● Exercise requirements:
Leave out any picture and return the remaining listing below exactly as given.

● Material:
%%

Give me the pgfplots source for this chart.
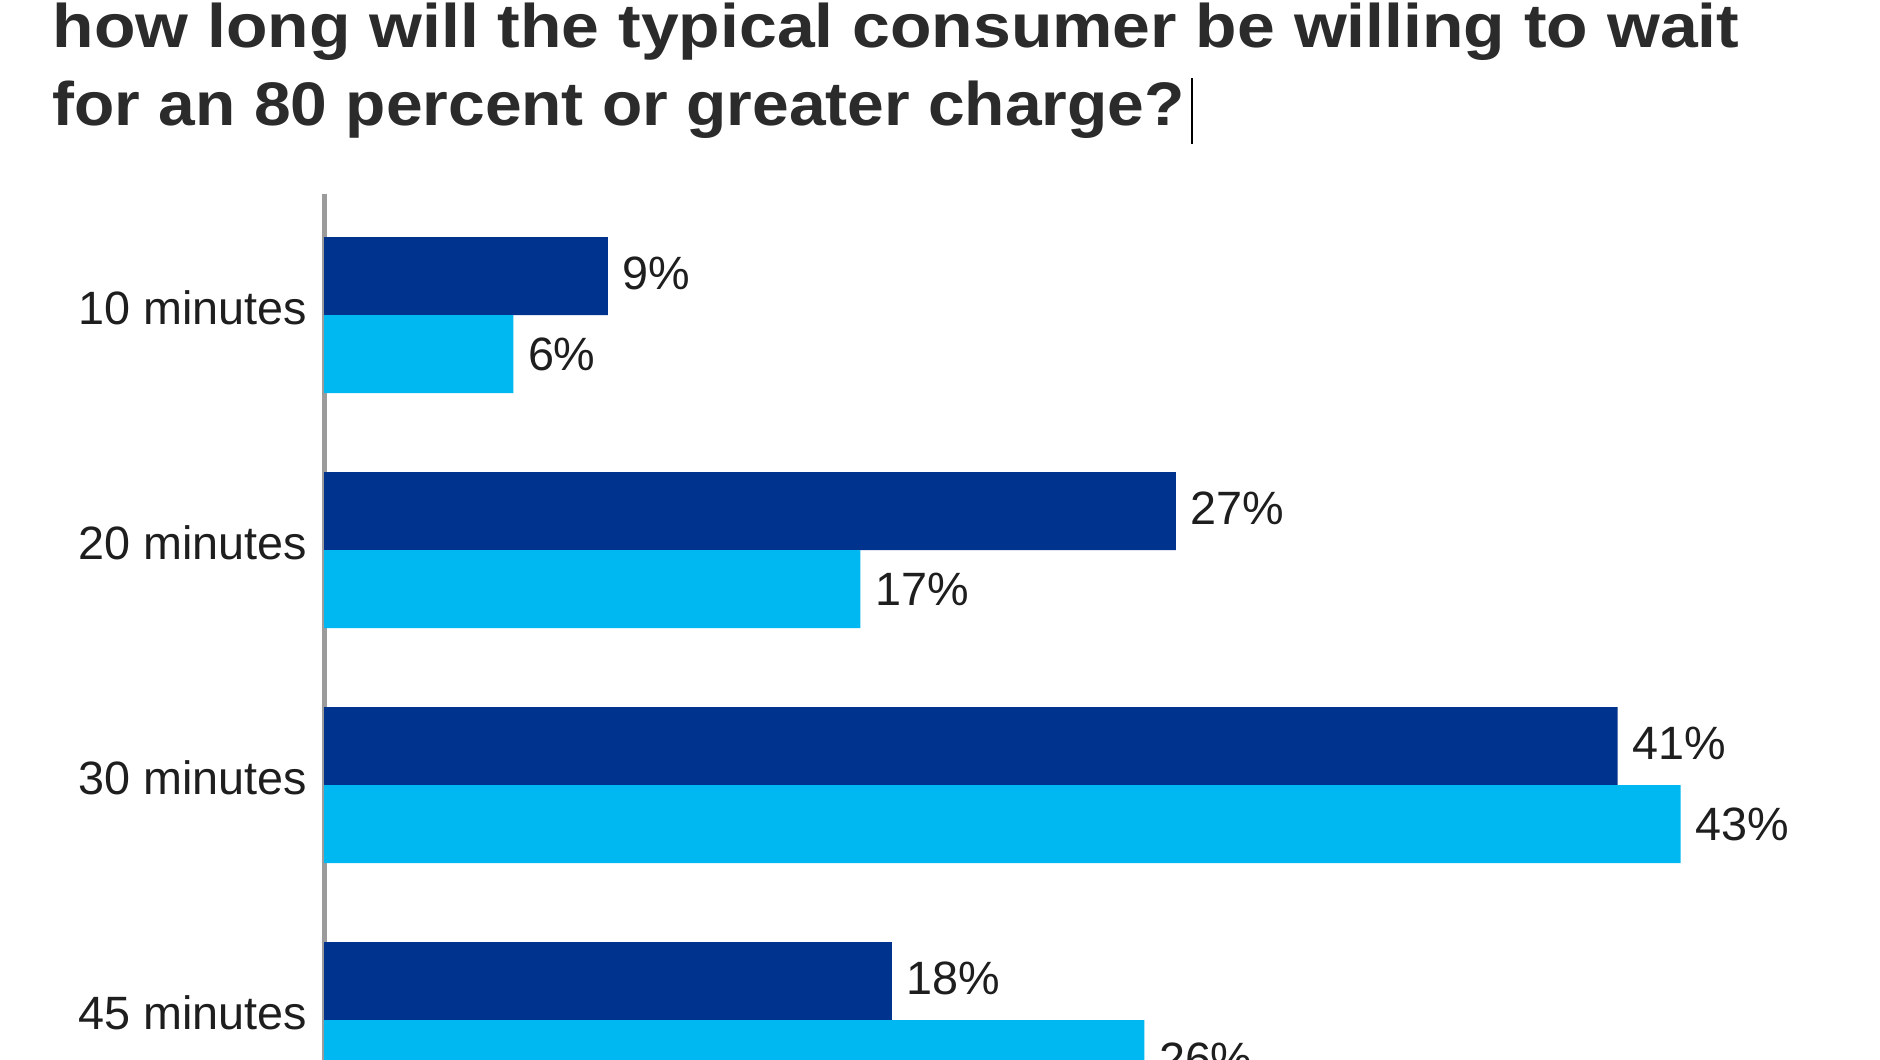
\documentclass[border=0pt]{standalone}
\usepackage{pgfplots}
\pgfplotsset{compat=1.18}
\usepackage{fontspec}
\setmainfont{Liberation Sans}
\definecolor{darkblue}{HTML}{00338D}
\definecolor{lightblue}{HTML}{00B8F1}
\definecolor{titlegray}{HTML}{2B2B2B}
\definecolor{axisgray}{HTML}{9B9B9B}
\definecolor{labelgray}{HTML}{1E1E1E}
\begin{document}
\begin{tikzpicture}
\useasboundingbox (0,0) rectangle (188mm,-106mm);
\clip (0,0) rectangle (188mm,-106mm);
\fill[white] (0,0) rectangle (188mm,-106mm);
\node[anchor=base west, inner sep=0, font=\fontsize{17.5}{21}\selectfont\bfseries, text=titlegray] at (5.2mm,-4.8mm) {\scalebox{1.104}[1]{how long will the typical consumer be willing to wait}};
\node[anchor=base west, inner sep=0, font=\fontsize{17.5}{21}\selectfont\bfseries, text=titlegray] at (5.2mm,-12.6mm) {\scalebox{1.072}[1]{for an 80 percent or greater charge?}\hspace{0.6mm}\textcolor{black}{\rule[-1.8mm]{0.25mm}{6.6mm}}};
\begin{axis}[
  at={(32.4mm,-19.4mm)}, anchor=north west,
  scale only axis, width=157.75mm, height=94.35mm,
  xmin=0, xmax=50, ymin=-0.5, ymax=3.515,
  xbar, bar width=7.8mm,
  axis x line=none, axis y line*=left,
  y axis line style={draw=axisgray, line width=0.5mm, -},
  ytick={0,1,2,3}, yticklabels={45 minutes,30 minutes,20 minutes,10 minutes},
  major tick length=0,
  yticklabel style={font=\fontsize{13.3}{16}\selectfont, text=labelgray, inner sep=0pt, xshift=-1.6mm, yshift=0.7mm},
  /pgf/number format/assume math mode=true,
  point meta=x,
  nodes near coords={\pgfmathprintnumber{\pgfplotspointmeta}\%},
  nodes near coords align={horizontal},
  every node near coord/.append style={font=\fontsize{13.3}{16}\selectfont, text=labelgray, anchor=west, inner sep=0pt, xshift=1.4mm},
  clip=false,
]
\addplot[fill=darkblue, draw=none, bar shift=3.9mm, every node near coord/.append style={yshift=0.3mm}] coordinates {(9,3) (27,2) (41,1) (18,0)};
\addplot[fill=lightblue, draw=none, bar shift=-3.9mm] coordinates {(6,3) (17,2) (43,1) (26,0)};
\end{axis}
\end{tikzpicture}
\end{document}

%%

● The completed task:
Give me the pgfplots source for this chart.
\documentclass[border=0pt]{standalone}
\usepackage{pgfplots}
\pgfplotsset{compat=1.18}
\usepackage{fontspec}
\setmainfont{Liberation Sans}
\definecolor{darkblue}{HTML}{00338D}
\definecolor{lightblue}{HTML}{00B8F1}
\definecolor{titlegray}{HTML}{2B2B2B}
\definecolor{axisgray}{HTML}{9B9B9B}
\definecolor{labelgray}{HTML}{1E1E1E}
\begin{document}
\begin{tikzpicture}
\useasboundingbox (0,0) rectangle (188mm,-106mm);
\clip (0,0) rectangle (188mm,-106mm);
\fill[white] (0,0) rectangle (188mm,-106mm);
\node[anchor=base west, inner sep=0, font=\fontsize{17.5}{21}\selectfont\bfseries, text=titlegray] at (5.2mm,-4.8mm) {\scalebox{1.104}[1]{how long will the typical consumer be willing to wait}};
\node[anchor=base west, inner sep=0, font=\fontsize{17.5}{21}\selectfont\bfseries, text=titlegray] at (5.2mm,-12.6mm) {\scalebox{1.072}[1]{for an 80 percent or greater charge?}\hspace{0.6mm}\textcolor{black}{\rule[-1.8mm]{0.25mm}{6.6mm}}};
\begin{axis}[
  at={(32.4mm,-19.4mm)}, anchor=north west,
  scale only axis, width=157.75mm, height=94.35mm,
  xmin=0, xmax=50, ymin=-0.5, ymax=3.515,
  xbar, bar width=7.8mm,
  axis x line=none, axis y line*=left,
  y axis line style={draw=axisgray, line width=0.5mm, -},
  ytick={0,1,2,3}, yticklabels={45 minutes,30 minutes,20 minutes,10 minutes},
  major tick length=0,
  yticklabel style={font=\fontsize{13.3}{16}\selectfont, text=labelgray, inner sep=0pt, xshift=-1.6mm, yshift=0.7mm},
  /pgf/number format/assume math mode=true,
  point meta=x,
  nodes near coords={\pgfmathprintnumber{\pgfplotspointmeta}\%},
  nodes near coords align={horizontal},
  every node near coord/.append style={font=\fontsize{13.3}{16}\selectfont, text=labelgray, anchor=west, inner sep=0pt, xshift=1.4mm},
  clip=false,
]
\addplot[fill=darkblue, draw=none, bar shift=3.9mm, every node near coord/.append style={yshift=0.3mm}] coordinates {(9,3) (27,2) (41,1) (18,0)};
\addplot[fill=lightblue, draw=none, bar shift=-3.9mm] coordinates {(6,3) (17,2) (43,1) (26,0)};
\end{axis}
\end{tikzpicture}
\end{document}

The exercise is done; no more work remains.